Similar comments refer to the utilization of space. We have already seen that moving from a spatial to a non-spatial model is rather straightforward. There is an even more systematic way to make this transition, which is the increase of the dimensions. In two dimensions on a square grid, every agent has four nearest neighbors. In three dimensions, there are six nearest neighbors. In general, if $D$ is the dimension, there are $2D$ nearest neighbors. If we leave the number $N$ of agents constant and keep periodic boundary conditions ($D$-dimensional torus), then at $D=(N-1)/2$ everybody is a nearest neighbor of everybody. Thus, a non-spatial model is the $D \to \infty$ limiting case of a spatial model.

These concepts can be generalized beyond grids and nearest neighbors - the only two ingredients one needs is that (i) the probability to interact with someone else decreases fast enough with distance, and that (ii) if one doubles distance from $r$ to $2r$, then the number of interactions up to $2r$ is $2^D$ times the number of interactions up to distance $r$.

This should also make clear that space can be seen in a generalized way if one replaces distance by generalized cost. For example, how many more people can you call for ``20 cents a minute or less'' than for ``10 cents a minute or less''? If the answer to this is ``two times as many'', then for the purposes of this discussion you live in a one-dimensional world.

Given this, it is important to note that we have used space only for the communication structure, i.e. the way consumers aquire information (by asking neighbors). This is a rather weak influence of space, as opposed to, for example, transportation costs[1]; it however also assumes a not very sophisticated information structure, as for example in contrast to today's internet. The details of this need to be left to future work.

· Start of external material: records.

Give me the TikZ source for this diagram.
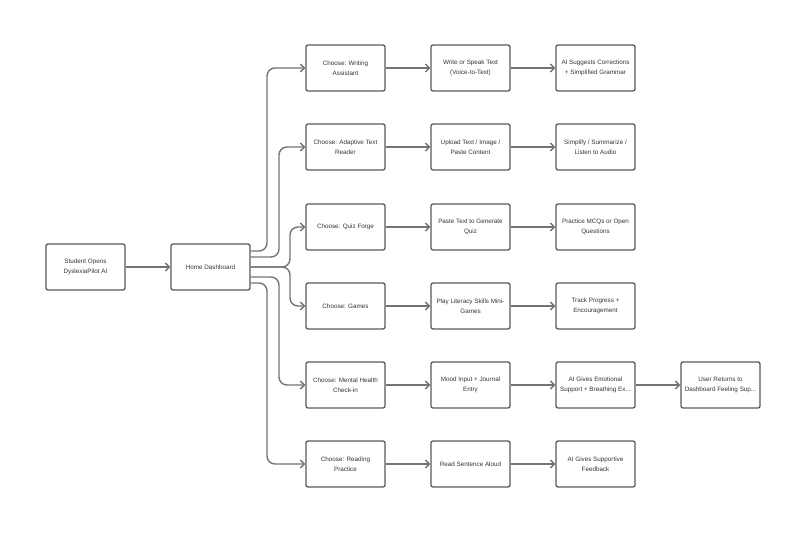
\documentclass[tikz,border=0pt]{standalone}
\usepackage{fontspec}
\setmainfont{Liberation Sans}
\usetikzlibrary{arrows.meta}
\begin{document}
\begin{tikzpicture}[x=1pt,y=-1pt,
  box/.style={draw=black!65,line width=1.3pt,rounded corners=2pt,minimum width=79pt,minimum height=46pt,align=center,font=\fontsize{6.3}{10}\selectfont,text=black!80,inner sep=1pt},
  arr/.style={draw=black!55,line width=1.4pt,-{Straight Barb[length=4pt,width=8pt]},rounded corners=8pt}]
\useasboundingbox (0,0) rectangle (806,534);
\node[box] (s) at (85.5,267) {Student Opens\\DyslexiaPilot AI};
\node[box] (h) at (210.5,267) {Home Dashboard};
\foreach \n/\y/\a/\b/\c in {
  1/68/{Choose: Writing\\Assistant}/{Write or Speak Text\\(Voice-to-Text)}/{AI Suggests Corrections\\+ Simplified Grammar},
  2/147/{Choose: Adaptive Text\\Reader}/{Upload Text / Image /\\Paste Content}/{Simplify / Summarize /\\Listen to Audio},
  3/227/{Choose: Quiz Forge}/{Paste Text to Generate\\Quiz}/{Practice MCQs or Open\\Questions},
  4/306/{Choose: Games}/{Play Literacy Skills Mini-\\Games}/{Track Progress +\\Encouragement},
  5/385/{Choose: Mental Health\\Check-in}/{Mood Input + Journal\\Entry}/{AI Gives Emotional\\Support + Breathing Ex...},
  6/464/{Choose: Reading\\Practice}/{Read Sentence Aloud}/{AI Gives Supportive\\Feedback}}{
  \node[box] (a\n) at (345.5,\y) {\a};
  \node[box] (b\n) at (470.5,\y) {\b};
  \node[box] (c\n) at (595.5,\y) {\c};
  \draw[arr] (a\n) -- (b\n);
  \draw[arr] (b\n) -- (c\n);
}
\node[box] (d5) at (720.5,385) {User Returns to\\Dashboard Feeling Sup...};
\draw[arr] (c5) -- (d5);
\draw[arr] (s) -- (h);
\draw[arr] ([yshift=16pt]h.east) -- (267,251) -- (267,68) -- (a1.west);
\draw[arr] ([yshift=10pt]h.east) -- (279,257) -- (279,147) -- (a2.west);
\draw[arr] (h.east) -- (290,267) -- (290,227) -- (a3.west);
\draw[arr] (h.east) -- (290,267) -- (290,306) -- (a4.west);
\draw[arr] ([yshift=-10pt]h.east) -- (279,277) -- (279,385) -- (a5.west);
\draw[arr] ([yshift=-16pt]h.east) -- (267,283) -- (267,464) -- (a6.west);
\end{tikzpicture}
\end{document}
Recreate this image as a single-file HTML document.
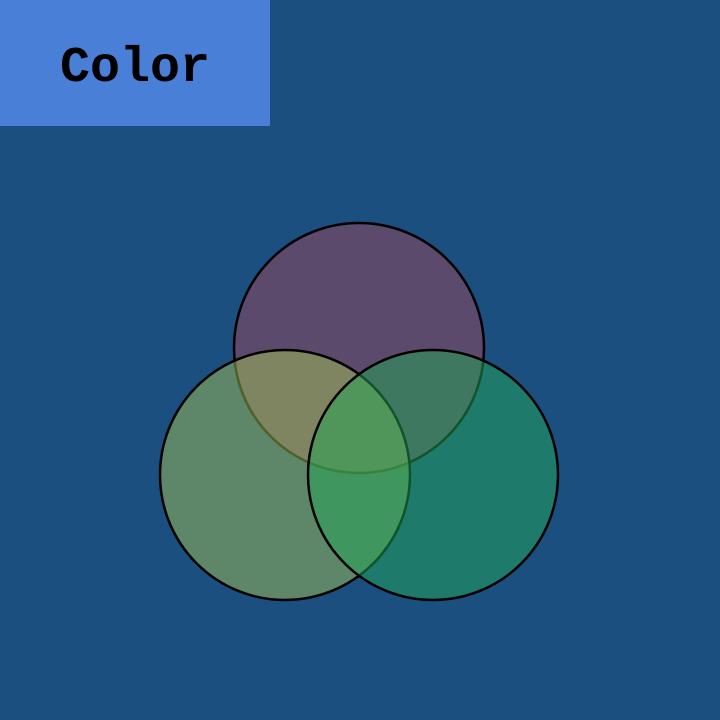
<!DOCTYPE html>
<html><head><meta charset="utf-8"><style>
html,body{margin:0;padding:0;width:720px;height:720px;overflow:hidden;background:#1b4f80;}
#title{position:absolute;left:0;top:0;width:270px;height:126px;background:#4a7fd8;display:flex;align-items:center;justify-content:center;font-family:"Liberation Mono",monospace;font-weight:bold;font-size:50px;color:#000;box-sizing:border-box;padding-top:10px;}
svg{position:absolute;left:0;top:0;}
</style></head><body>
<div id="title">Color</div>
<svg id="chart" width="720" height="720"></svg>
<script>
const setNames = ['A','B','C'];
const setSizes = [1,1,1];
const setColors = ['#9d4558','#a1bf54','#21a554'];
const cx = 359, cy = 412, baseR = 125;
const layout = [[0,-64],[-74,63],[74,63]];
const svg = document.getElementById('chart');
const ns = 'http://www.w3.org/2000/svg';
setNames.forEach((n,i)=>{
  const c = document.createElementNS(ns,'circle');
  c.setAttribute('cx', cx + layout[i][0]);
  c.setAttribute('cy', cy + layout[i][1]);
  c.setAttribute('r', baseR*Math.sqrt(setSizes[i]));
  c.setAttribute('fill', setColors[i]);
  c.setAttribute('fill-opacity', '0.5');
  c.setAttribute('stroke', '#000');
  c.setAttribute('stroke-width', '2.5');
  
  
  svg.appendChild(c);
});
</script>
</body></html>
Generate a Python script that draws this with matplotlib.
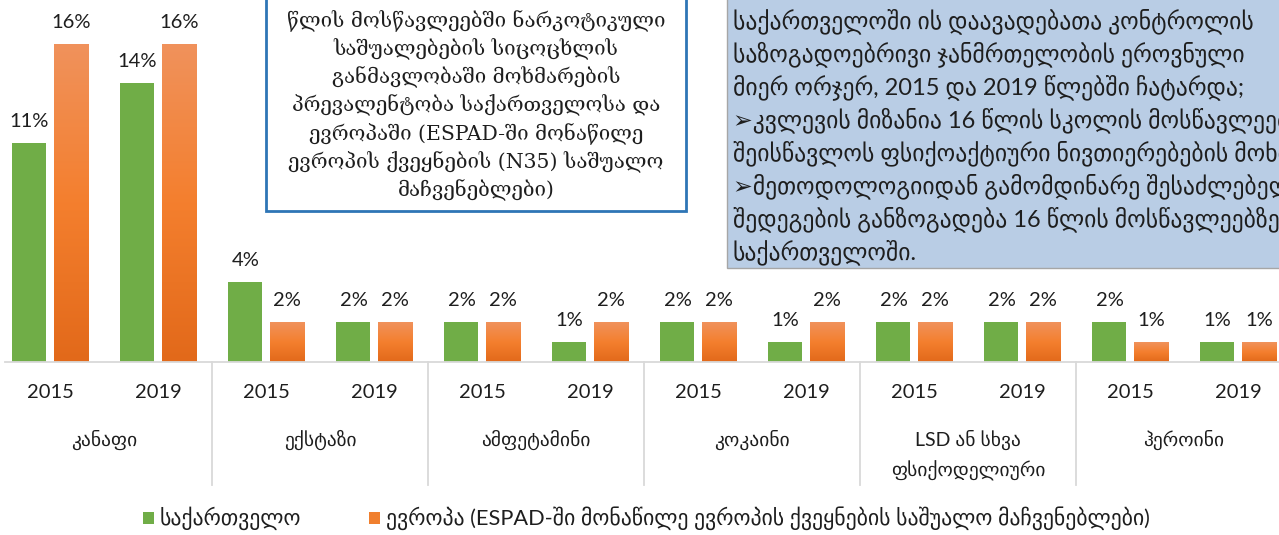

Last, one needs to consider which part of the economy one wants to model. For example, a stockmarket is a centralized institution, and space plays a weak role at best. In contrast, we had the retail market in mind when we developed the models of this paper. In fact, we implicitely assume perishable goods, since agents have no memory of what they bought and consumed the day before. Also, we assume that consumers spend little effort in selecting the ``right'' place to shop, which excludes major personal investments such as cars or furniture. Also note that our companies have no fixed costs, which implies that there are no capital investments, which excludes for example most manufacturing.